Google Protocol Buffer serialized string can conta

2019-08-12 07:40发布

问题:

I am using Google Protocol Buffer for message serialization. This is my sample proto file content.

package MessageParam;

message Sample
{
    message WordRec
    {
        optional uint64 id = 1; 
        optional string word = 2;
        optional double value = 3;
    }
    message WordSequence
    {
        repeated WordRec WordSeq = 1;
    }
}

I am trying to serialize the message in C++ like following

MessageParam::Sample::WordSequence wordseq;
for(int i =0;i<10;i++)
{
    AddRecords(wordseq.add_wordseq());
}
std::string str = wordseq.SerializeAsString();

After executing the above statement, the size of the str is 430. It is having embedded null characters in it. While I am trying to assign this str to std::wstring, std::wstring is terminating when it finds first null character.

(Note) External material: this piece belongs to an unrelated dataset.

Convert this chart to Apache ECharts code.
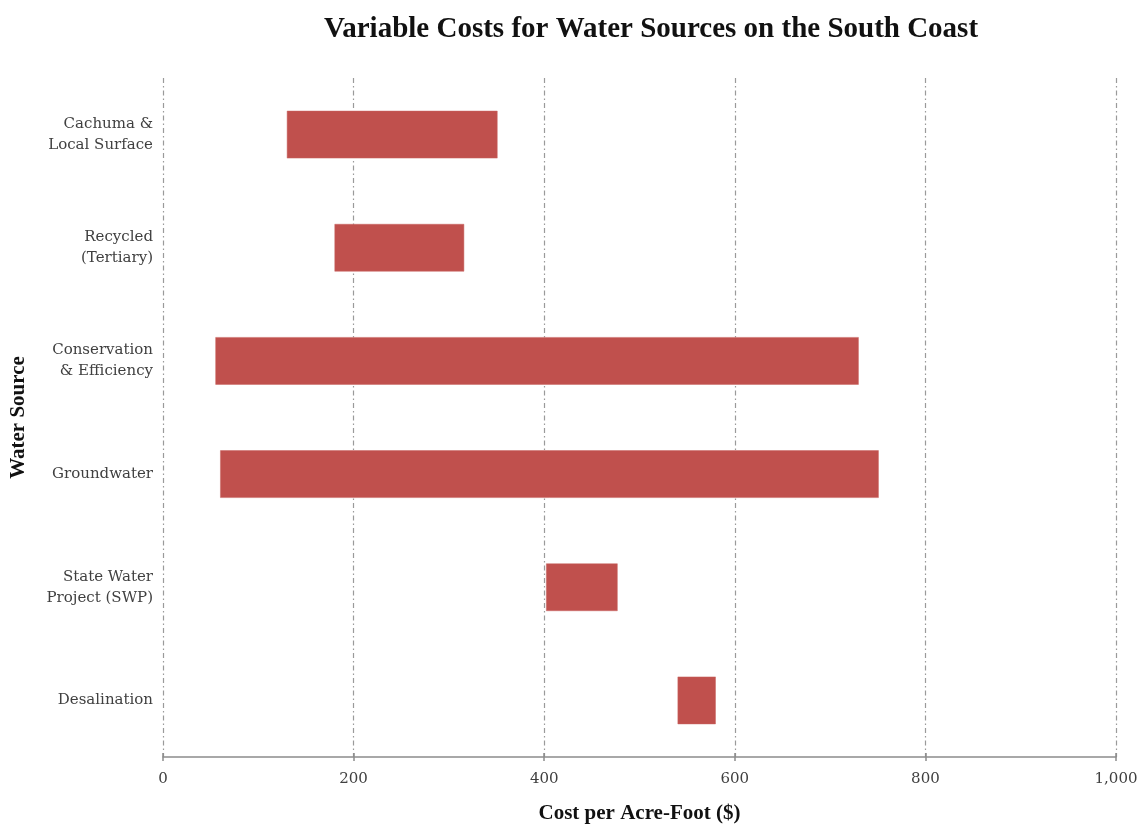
<!DOCTYPE html>
<html>
<head>
<meta charset="utf-8">
<script src="https://cdn.jsdelivr.net/npm/echarts@6/dist/echarts.min.js"></script>
<style>
  html, body { margin: 0; padding: 0; background: #fff; }
  #chart { width: 1140px; height: 824px; }
</style>
</head>
<body>
<div id="chart"></div>
<script>
// Water sources, top to bottom
const sources = [
  'Cachuma &\nLocal Surface',
  'Recycled\n(Tertiary)',
  'Conservation\n& Efficiency',
  'Groundwater',
  'State Water\nProject (SWP)',
  'Desalination'
];
// Low and high end of the variable cost range, $ per acre-foot
const lowCost  = [130, 180, 55, 60, 402, 540];
const highCost = [351, 316, 730, 751, 477, 580];
// Cost axis ticks
const costMin = 0;
const costMax = 1000;
const costStep = 200;

const labelFont = '"DejaVu Serif", "Liberation Serif", serif';
const headFont = '"Liberation Serif", "DejaVu Serif", serif';
const spanLength = highCost.map((h, i) => h - lowCost[i]);

const chart = echarts.init(document.getElementById('chart'), null, { renderer: 'canvas' });

chart.setOption({
  backgroundColor: '#ffffff',
  animation: false,
  title: {
    text: 'Variable Costs for Water Sources on the South Coast',
    left: 646,
    textAlign: 'center',
    top: 10,
    textStyle: { fontFamily: headFont, fontWeight: 'bold', fontSize: 29, color: '#111' }
  },
  grid: {
    left: 163, right: 24, top: 78, bottom: 67,
    containLabel: false,
    outerBoundsMode: 'none'
  },
  xAxis: [
    {
      type: 'value',
      min: costMin, max: costMax, interval: costStep,
      name: 'Cost per Acre-Foot ($)',
      nameLocation: 'middle',
      nameGap: 46,
      nameTextStyle: { fontFamily: headFont, fontWeight: 'bold', fontSize: 21, color: '#111' },
      axisLine: { show: true, lineStyle: { color: '#8c8c8c', width: 1.5 } },
      axisTick: { show: true, length: 4, lineStyle: { color: '#8c8c8c', width: 1.5 } },
      axisLabel: {
        fontFamily: labelFont, fontSize: 15, color: '#404040', margin: 15,
        formatter: v => v.toLocaleString('en-US')
      },
      splitLine: { show: true, lineStyle: { color: '#9a9a9a', width: 1.2, type: [5, 3, 1.5, 3] } }
    },
    {
      // inward half of the tick marks so they cross the axis line
      type: 'value',
      min: costMin, max: costMax, interval: costStep,
      position: 'bottom',
      axisLine: { show: false },
      axisTick: { show: true, inside: true, length: 4, lineStyle: { color: '#8c8c8c', width: 1.5 } },
      axisLabel: { show: false },
      splitLine: { show: false }
    }
  ],
  yAxis: {
    type: 'category',
    data: sources,
    inverse: true,
    name: 'Water Source',
    nameLocation: 'middle',
    nameGap: 134,
    nameRotate: 90,
    nameTextStyle: { fontFamily: headFont, fontWeight: 'bold', fontSize: 21, color: '#111' },
    axisLine: { show: false },
    axisTick: { show: false },
    axisLabel: {
      fontFamily: labelFont, fontSize: 15, color: '#404040', margin: 10,
      lineHeight: 21, align: 'right'
    },
    splitLine: { show: false }
  },
  series: [
    {
      name: 'Low',
      type: 'bar',
      stack: 'range',
      barWidth: '42%',
      itemStyle: { color: 'rgba(0,0,0,0)' },
      data: lowCost,
      silent: true
    },
    {
      name: 'Range',
      type: 'bar',
      stack: 'range',
      barWidth: '42%',
      itemStyle: { color: '#C0504D', borderColor: '#c86460', borderWidth: 0.5 },
      data: spanLength
    }
  ]
});
</script>
</body>
</html>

void AddRecords(MessageParam::Sample::WordRec* wordrec)
{
    int id;
    cin>>id;
    wordrec->set_id(id);
    getline(cin, *wordrec->mutable_word());
    long value;
    cin>>value;
    wordrec->set_value(value);
}

Value of wordseq.DebugString() is WordSeq { id: 4 word: "software" value: 1 } WordSeq { id: 19 word: "technical" value: 0.70992374420166016 } WordSeq { id: 51 word: "hardware" value: 0.626017153263092 } How can I serialize "wordseq" as string which contains embedded NULL characters ?

回答1:

You should not try to store a Protobuf in a wstring. wstring is for storing unicode text, but a protobuf is not unicode text nor any other kind of text, it is raw bytes. You should keep in in byte form. If you really need to store a Protobuf in a textual context, you should base64-encode it first.

Arguably Protobufs' use of std::string to store bytes (rather than text) is confusing. Perhaps it should have used std::vector<unsigned char> all along. You should treat protobufs' std::strings like you would std::vector<unsigned char>.